### Objective
Copy all of the material exactly. Pictures are not to appear in the copy.
=== Data block ===
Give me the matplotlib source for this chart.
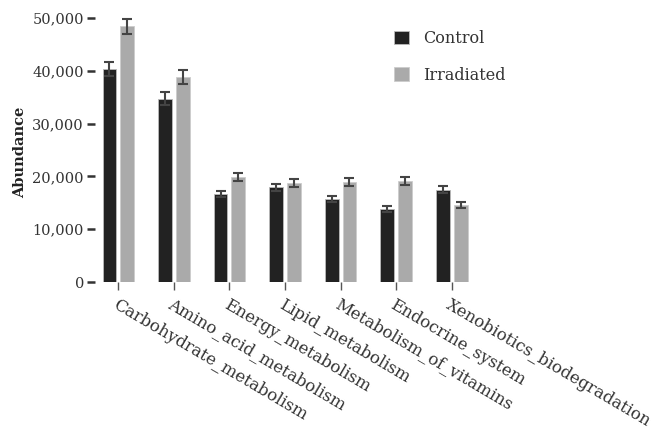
import numpy as np
import matplotlib
matplotlib.use('Agg')
import matplotlib.pyplot as plt
from matplotlib.patches import Patch

categories = ['Carbohydrate_metabolism', 'Amino_acid_metabolism', 'Energy_metabolism',
              'Lipid_metabolism', 'Metabolism_of_vitamins', 'Endocrine_system',
              'Xenobiotics_biodegradation']
control = [40300, 34700, 16700, 17900, 15700, 13800, 17500]
control_err = [1300, 1200, 600, 600, 600, 500, 650]
irradiated = [48400, 38800, 19900, 18750, 18900, 19100, 14600]
irradiated_err = [1500, 1300, 800, 700, 800, 800, 600]
yticks = [0, 10000, 20000, 30000, 40000, 50000]

plt.rcParams['font.family'] = ['DejaVu Serif']

fig = plt.figure(figsize=(6.62, 4.3), dpi=100)
ax = fig.add_axes([95 / 662, 1 - 282 / 430, (470 - 95) / 662, (282 - 12.7) / 430])

x = np.arange(len(categories))
w = 0.25
off = 0.16
ax.bar(x - off, control, w, color='#222222', edgecolor='#bbbbbb', linewidth=0.6)
ax.bar(x + off, irradiated, w, color='#aaaaaa', edgecolor='#cccccc', linewidth=0.6)
ax.errorbar(x - off, control, yerr=control_err, fmt='none', ecolor='#444444',
            elinewidth=1.5, capsize=3.5, capthick=1.5)
ax.errorbar(x + off, irradiated, yerr=irradiated_err, fmt='none', ecolor='#444444',
            elinewidth=1.5, capsize=3.5, capthick=1.5)

ax.set_xlim(-0.42, 6.33)
ax.set_ylim(0, 51000)
ax.set_yticks(yticks)
ax.set_yticklabels([f'{v:,}' for v in yticks], fontsize=10.5, color='#333333')
ax.set_xticks(x)
ax.set_xticklabels(categories, rotation=-30.5, ha='left', va='top',
                   rotation_mode='anchor', fontsize=12, color='#333333')
ax.tick_params(axis='y', length=6, width=1.8, color='#333333', pad=2)
ax.tick_params(axis='x', length=6, width=1, color='#555555', pad=4)
for s in ax.spines.values():
    s.set_visible(False)

ax.set_ylabel('Abundance', fontsize=10.5, fontweight='bold', color='#222222')
ax.yaxis.set_label_coords(-0.18, 0.48)

handles = [Patch(facecolor='#222222', edgecolor='#bbbbbb', linewidth=0.6, label='Control'),
           Patch(facecolor='#aaaaaa', edgecolor='#cccccc', linewidth=0.6, label='Irradiated')]
fig.legend(handles=handles, loc='upper left', bbox_to_anchor=(380 / 662, 1 - 16 / 430),
           frameon=False, fontsize=11.5, handlelength=0.9, handleheight=0.9,
           labelspacing=1.2, handletextpad=0.9, labelcolor='#333333')

fig.savefig('out.png', dpi=100)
===
### Expected output
Give me the matplotlib source for this chart.
import numpy as np
import matplotlib
matplotlib.use('Agg')
import matplotlib.pyplot as plt
from matplotlib.patches import Patch

categories = ['Carbohydrate_metabolism', 'Amino_acid_metabolism', 'Energy_metabolism',
              'Lipid_metabolism', 'Metabolism_of_vitamins', 'Endocrine_system',
              'Xenobiotics_biodegradation']
control = [40300, 34700, 16700, 17900, 15700, 13800, 17500]
control_err = [1300, 1200, 600, 600, 600, 500, 650]
irradiated = [48400, 38800, 19900, 18750, 18900, 19100, 14600]
irradiated_err = [1500, 1300, 800, 700, 800, 800, 600]
yticks = [0, 10000, 20000, 30000, 40000, 50000]

plt.rcParams['font.family'] = ['DejaVu Serif']

fig = plt.figure(figsize=(6.62, 4.3), dpi=100)
ax = fig.add_axes([95 / 662, 1 - 282 / 430, (470 - 95) / 662, (282 - 12.7) / 430])

x = np.arange(len(categories))
w = 0.25
off = 0.16
ax.bar(x - off, control, w, color='#222222', edgecolor='#bbbbbb', linewidth=0.6)
ax.bar(x + off, irradiated, w, color='#aaaaaa', edgecolor='#cccccc', linewidth=0.6)
ax.errorbar(x - off, control, yerr=control_err, fmt='none', ecolor='#444444',
            elinewidth=1.5, capsize=3.5, capthick=1.5)
ax.errorbar(x + off, irradiated, yerr=irradiated_err, fmt='none', ecolor='#444444',
            elinewidth=1.5, capsize=3.5, capthick=1.5)

ax.set_xlim(-0.42, 6.33)
ax.set_ylim(0, 51000)
ax.set_yticks(yticks)
ax.set_yticklabels([f'{v:,}' for v in yticks], fontsize=10.5, color='#333333')
ax.set_xticks(x)
ax.set_xticklabels(categories, rotation=-30.5, ha='left', va='top',
                   rotation_mode='anchor', fontsize=12, color='#333333')
ax.tick_params(axis='y', length=6, width=1.8, color='#333333', pad=2)
ax.tick_params(axis='x', length=6, width=1, color='#555555', pad=4)
for s in ax.spines.values():
    s.set_visible(False)

ax.set_ylabel('Abundance', fontsize=10.5, fontweight='bold', color='#222222')
ax.yaxis.set_label_coords(-0.18, 0.48)

handles = [Patch(facecolor='#222222', edgecolor='#bbbbbb', linewidth=0.6, label='Control'),
           Patch(facecolor='#aaaaaa', edgecolor='#cccccc', linewidth=0.6, label='Irradiated')]
fig.legend(handles=handles, loc='upper left', bbox_to_anchor=(380 / 662, 1 - 16 / 430),
           frameon=False, fontsize=11.5, handlelength=0.9, handleheight=0.9,
           labelspacing=1.2, handletextpad=0.9, labelcolor='#333333')

fig.savefig('out.png', dpi=100)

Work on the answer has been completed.